Reviews

Into the Heart of the Landscape

Michael Hayward

The young protagonist of Theresa Kishkan’s novella, The Weight of the Heart (Palimpsest Press), is Isabel (or Izzy), a graduate student of literature writing her thesis on the works of Ethel Wilson and Sheila Watson, two authors whose groundbreaking novels, published during the 1950s, were set, in part, in the distinctive landscapes of BC’s interior. Izzy is mourning the recent loss of her brother James, drowned while kayaking the Fraser River near Lytton.
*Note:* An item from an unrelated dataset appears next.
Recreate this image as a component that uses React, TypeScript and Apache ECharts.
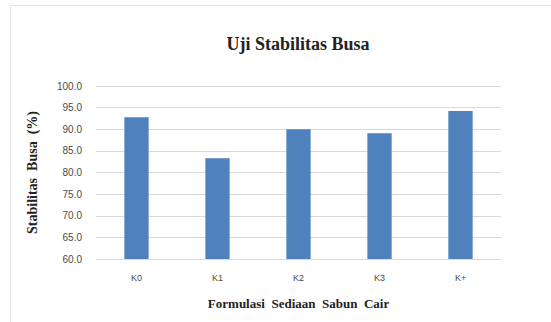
import React, { useEffect, useRef } from "react";
import * as echarts from "echarts";

const categories = ["K0", "K1", "K2", "K3", "K+"];
const stabilitas = [92.8, 83.3, 90.0, 89.1, 94.2];
const yMin = 60;
const yMax = 100;
const yStep = 5;

export default function App() {
  const ref = useRef<HTMLDivElement>(null);
  useEffect(() => {
    document.body.style.margin = "0";
    const chart = echarts.init(ref.current!, null, { renderer: "svg" });
    chart.setOption({
      animation: false,
      backgroundColor: "#ffffff",
      graphic: [
        {
          type: "rect",
          shape: { x: 10.5, y: 5.5, width: 600, height: 400 },
          style: { fill: "none", stroke: "#e4e4e4", lineWidth: 1 },
          silent: true,
        },
      ],
      title: {
        text: "Uji Stabilitas Busa",
        left: 293,
        top: 30,
        textAlign: "center",
        textStyle: {
          fontFamily: "Liberation Serif",
          fontWeight: "bold",
          fontSize: 18,
          color: "#222222",
        },
      },
      grid: { left: 96, right: 50, top: 86, bottom: 63 },
      xAxis: {
        type: "category",
        data: categories,
        name: "Formulasi  Sediaan  Sabun  Cair",
        nameLocation: "middle",
        nameGap: 38,
        nameTextStyle: {
          fontFamily: "Liberation Serif",
          fontWeight: "bold",
          fontSize: 13,
          color: "#222222",
        },
        axisLine: { show: true, lineStyle: { color: "#d9d9d9", width: 1 } },
        axisTick: { show: false },
        axisLabel: {
          fontFamily: "Liberation Sans",
          fontSize: 9,
          color: "#4a4a4a",
          margin: 14,
        },
      },
      yAxis: {
        type: "value",
        min: yMin,
        max: yMax,
        interval: yStep,
        name: "Stabilitas  Busa  (%)",
        nameLocation: "middle",
        nameGap: 57,
        nameRotate: 90,
        nameTextStyle: {
          fontFamily: "Liberation Serif",
          fontWeight: "bold",
          fontSize: 14,
          color: "#222222",
        },
        axisLine: { show: false },
        axisTick: { show: false },
        axisLabel: {
          fontFamily: "Liberation Sans",
          fontSize: 10,
          color: "#4a4a4a",
          margin: 14,
          formatter: (v: number) => v.toFixed(1),
        },
        splitLine: { lineStyle: { color: "#d9d9d9", width: 1 } },
      },
      series: [
        {
          type: "bar",
          data: stabilitas,
          barWidth: "30%",
          itemStyle: { color: "#4f81bd" },
        },
      ],
    });
    return () => chart.dispose();
  }, []);
  return (
    <div
      ref={ref}
      style={{ position: "absolute", left: 0, top: 0, width: 551, height: 322 }}
    />
  );
}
As Izzy grieves, “[carrying] sorrow down the trail like a broken bird,” she prepares to travel alone up the Fraser Canyon, hoping to map specific sites that had inspired Wilson and Watson. Later, for example, she will wonder whether a roadside pine “might have been one of the trees Maggie Lloyd [a character in Ethel Wilson’s Swamp Angel] saw as she drove towards her cherished life at Three Loon Lake, away from the bitterness of her second husband, the odious Edward Vardoe.” In a sense Kishkan the author is also, here, Kishkan the reader, engaged in an ongoing conversation with the authors—and the books—which have long occupied her own heart. The Weight of the Heart is a gem of a book, which, as soon as I was done, inspired me to reread Swamp Angel, set in 1950s Vancouver and in the sage and pine-scented hills around Kamloops. Absorbed in its pages, I could (provided I stayed in the background, and didn’t interrupt) hang out once again with the unforgettable and independent Mrs. Severance, former circus juggler (now widowed and retired), and admire the inner strength of the quieter, though equally intrepid, Maggie Lloyd.